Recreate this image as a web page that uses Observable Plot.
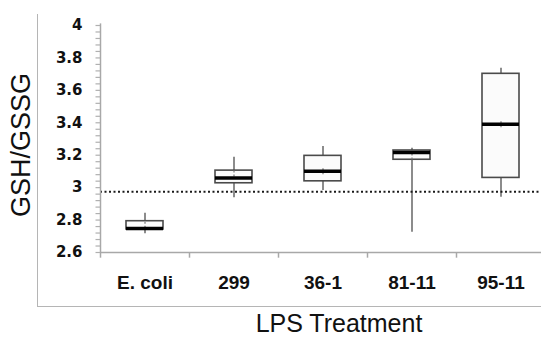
<!DOCTYPE html>
<html><head><meta charset="utf-8">
<script src="https://cdn.jsdelivr.net/npm/d3@7"></script>
<script src="https://cdn.jsdelivr.net/npm/@observablehq/plot@0.6"></script>
<style>
html,body{margin:0;padding:0;background:#fff;overflow:hidden}
#wrap{position:relative;width:541px;height:337px;overflow:hidden}
#frame{position:absolute;left:37px;top:14px;width:520px;height:292px;border-left:1.5px solid #b5b5b5;border-bottom:1.5px solid #b5b5b5;pointer-events:none}
#wrap svg{position:absolute;left:0;top:0}
</style></head><body><div id="wrap"><div id="frame"></div></div>
<script>
const categories = ["E. coli", "299", "36-1", "81-11", "95-11"];
const whiskerLow  = [2.715, 2.937, 2.982, 2.725, 2.941];
const q1          = [2.742, 3.027, 3.039, 3.172, 3.060];
const median      = [2.748, 3.060, 3.101, 3.217, 3.391];
const q3          = [2.793, 3.105, 3.196, 3.229, 3.702];
const whiskerHigh = [2.842, 3.188, 3.254, 3.243, 3.737];
const means       = [2.770, 3.085, 3.100, 3.190, 3.390];
const reference = 2.975;
const yTicks = [2.6, 2.8, 3, 3.2, 3.4, 3.6, 3.8, 4];
const yMinorTicks = d3.range(0, 36).map(i => +(2.6 + i * 0.04).toFixed(2));
const yTitle = "GSH/GSSG";
const xTitle = "LPS Treatment";

const rows = categories.map((c, i) => ({
  cat: c, lo: whiskerLow[i], q1: q1[i], med: median[i], q3: q3[i], hi: whiskerHigh[i], mean: means[i]
}));

const font = "'Liberation Sans', Arial, sans-serif";
const bw = (545 - 100) / categories.length;

const chart = Plot.plot({
  width: 541,
  height: 337,
  marginLeft: 100,
  marginRight: 0,
  marginTop: 25,
  marginBottom: 85,
  style: {fontFamily: font, background: "transparent", overflow: "visible"},
  x: {type: "band", domain: categories, range: [100, 545], padding: 0},
  y: {domain: [2.6, 4], range: [252, 25]},
  marks: [
    // whiskers
    Plot.ruleX(rows, {x: "cat", y1: "lo", y2: "hi", stroke: "#666", strokeWidth: 1.5}),
    // boxes
    Plot.barY(rows, {x: "cat", y1: "q1", y2: "q3", fill: "#fbfbfb", stroke: "#4a4a4a", strokeWidth: 1.6, insetLeft: 26, insetRight: 26}),
    // mean marks
    Plot.ruleX(rows, {x: "cat", y1: d => d.mean - 0.02, y2: d => d.mean + 0.02, stroke: "#777", strokeWidth: 1.2, strokeDasharray: "2,2"}),
    // medians
    Plot.tickY(rows, {x: "cat", y: "med", stroke: "#000", strokeWidth: 3.5, insetLeft: 26, insetRight: 26}),
    // reference dotted line
    Plot.ruleY([reference], {stroke: "#1a1a1a", strokeWidth: 2, strokeDasharray: "2,2.5"}),
    // x axis line
    Plot.ruleY([2.6], {stroke: "#a8a8a8", strokeWidth: 1.5}),
    // y axis line
    Plot.ruleX([categories[0]], {x: d => d, dx: -bw / 2, y1: 2.6, y2: 4.01, stroke: "#a8a8a8", strokeWidth: 1.5}),
    // x boundary ticks
    Plot.ruleX(categories, {x: d => d, dx: -bw / 2, y1: 2.6, y2: 2.565, stroke: "#a8a8a8", strokeWidth: 1.5}),
    // y minor ticks
    Plot.axisY({ticks: yMinorTicks, tickSize: 4.5, stroke: "#b0b0b0", strokeWidth: 1.2, text: null, label: null}),
    // y tick labels
    Plot.axisY({ticks: yTicks, tickSize: 0, tickPadding: 18, tickFormat: d => String(d), fontSize: 15, fontWeight: "bold", fontFamily: "'DejaVu Sans', sans-serif", fill: "#111", label: null}),
    // x tick labels
    Plot.axisX({tickSize: 0, tickPadding: 23, fontSize: 19, fontWeight: "bold", fill: "#111", label: null}),
    // titles
    Plot.text([yTitle], {frameAnchor: "left", dx: -79, dy: 6, rotate: -90, textAnchor: "middle", lineAnchor: "middle", fontSize: 27, fill: "#111", text: d => d}),
    Plot.text([xTitle], {frameAnchor: "bottom", dx: 18, dy: 71, textAnchor: "middle", lineAnchor: "middle", fontSize: 25, fill: "#111", text: d => d})
  ]
});
document.getElementById("wrap").appendChild(chart);
</script></body></html>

-- GOAL OF THE EXERCISE --
Give the material again exactly as it is, but keep the pictures out.

-- WRITTEN RESPONSE --
Recreate this image as a web page that uses Observable Plot.
<!DOCTYPE html>
<html><head><meta charset="utf-8">
<script src="https://cdn.jsdelivr.net/npm/d3@7"></script>
<script src="https://cdn.jsdelivr.net/npm/@observablehq/plot@0.6"></script>
<style>
html,body{margin:0;padding:0;background:#fff;overflow:hidden}
#wrap{position:relative;width:541px;height:337px;overflow:hidden}
#frame{position:absolute;left:37px;top:14px;width:520px;height:292px;border-left:1.5px solid #b5b5b5;border-bottom:1.5px solid #b5b5b5;pointer-events:none}
#wrap svg{position:absolute;left:0;top:0}
</style></head><body><div id="wrap"><div id="frame"></div></div>
<script>
const categories = ["E. coli", "299", "36-1", "81-11", "95-11"];
const whiskerLow  = [2.715, 2.937, 2.982, 2.725, 2.941];
const q1          = [2.742, 3.027, 3.039, 3.172, 3.060];
const median      = [2.748, 3.060, 3.101, 3.217, 3.391];
const q3          = [2.793, 3.105, 3.196, 3.229, 3.702];
const whiskerHigh = [2.842, 3.188, 3.254, 3.243, 3.737];
const means       = [2.770, 3.085, 3.100, 3.190, 3.390];
const reference = 2.975;
const yTicks = [2.6, 2.8, 3, 3.2, 3.4, 3.6, 3.8, 4];
const yMinorTicks = d3.range(0, 36).map(i => +(2.6 + i * 0.04).toFixed(2));
const yTitle = "GSH/GSSG";
const xTitle = "LPS Treatment";

const rows = categories.map((c, i) => ({
  cat: c, lo: whiskerLow[i], q1: q1[i], med: median[i], q3: q3[i], hi: whiskerHigh[i], mean: means[i]
}));

const font = "'Liberation Sans', Arial, sans-serif";
const bw = (545 - 100) / categories.length;

const chart = Plot.plot({
  width: 541,
  height: 337,
  marginLeft: 100,
  marginRight: 0,
  marginTop: 25,
  marginBottom: 85,
  style: {fontFamily: font, background: "transparent", overflow: "visible"},
  x: {type: "band", domain: categories, range: [100, 545], padding: 0},
  y: {domain: [2.6, 4], range: [252, 25]},
  marks: [
    // whiskers
    Plot.ruleX(rows, {x: "cat", y1: "lo", y2: "hi", stroke: "#666", strokeWidth: 1.5}),
    // boxes
    Plot.barY(rows, {x: "cat", y1: "q1", y2: "q3", fill: "#fbfbfb", stroke: "#4a4a4a", strokeWidth: 1.6, insetLeft: 26, insetRight: 26}),
    // mean marks
    Plot.ruleX(rows, {x: "cat", y1: d => d.mean - 0.02, y2: d => d.mean + 0.02, stroke: "#777", strokeWidth: 1.2, strokeDasharray: "2,2"}),
    // medians
    Plot.tickY(rows, {x: "cat", y: "med", stroke: "#000", strokeWidth: 3.5, insetLeft: 26, insetRight: 26}),
    // reference dotted line
    Plot.ruleY([reference], {stroke: "#1a1a1a", strokeWidth: 2, strokeDasharray: "2,2.5"}),
    // x axis line
    Plot.ruleY([2.6], {stroke: "#a8a8a8", strokeWidth: 1.5}),
    // y axis line
    Plot.ruleX([categories[0]], {x: d => d, dx: -bw / 2, y1: 2.6, y2: 4.01, stroke: "#a8a8a8", strokeWidth: 1.5}),
    // x boundary ticks
    Plot.ruleX(categories, {x: d => d, dx: -bw / 2, y1: 2.6, y2: 2.565, stroke: "#a8a8a8", strokeWidth: 1.5}),
    // y minor ticks
    Plot.axisY({ticks: yMinorTicks, tickSize: 4.5, stroke: "#b0b0b0", strokeWidth: 1.2, text: null, label: null}),
    // y tick labels
    Plot.axisY({ticks: yTicks, tickSize: 0, tickPadding: 18, tickFormat: d => String(d), fontSize: 15, fontWeight: "bold", fontFamily: "'DejaVu Sans', sans-serif", fill: "#111", label: null}),
    // x tick labels
    Plot.axisX({tickSize: 0, tickPadding: 23, fontSize: 19, fontWeight: "bold", fill: "#111", label: null}),
    // titles
    Plot.text([yTitle], {frameAnchor: "left", dx: -79, dy: 6, rotate: -90, textAnchor: "middle", lineAnchor: "middle", fontSize: 27, fill: "#111", text: d => d}),
    Plot.text([xTitle], {frameAnchor: "bottom", dx: 18, dy: 71, textAnchor: "middle", lineAnchor: "middle", fontSize: 25, fill: "#111", text: d => d})
  ]
});
document.getElementById("wrap").appendChild(chart);
</script></body></html>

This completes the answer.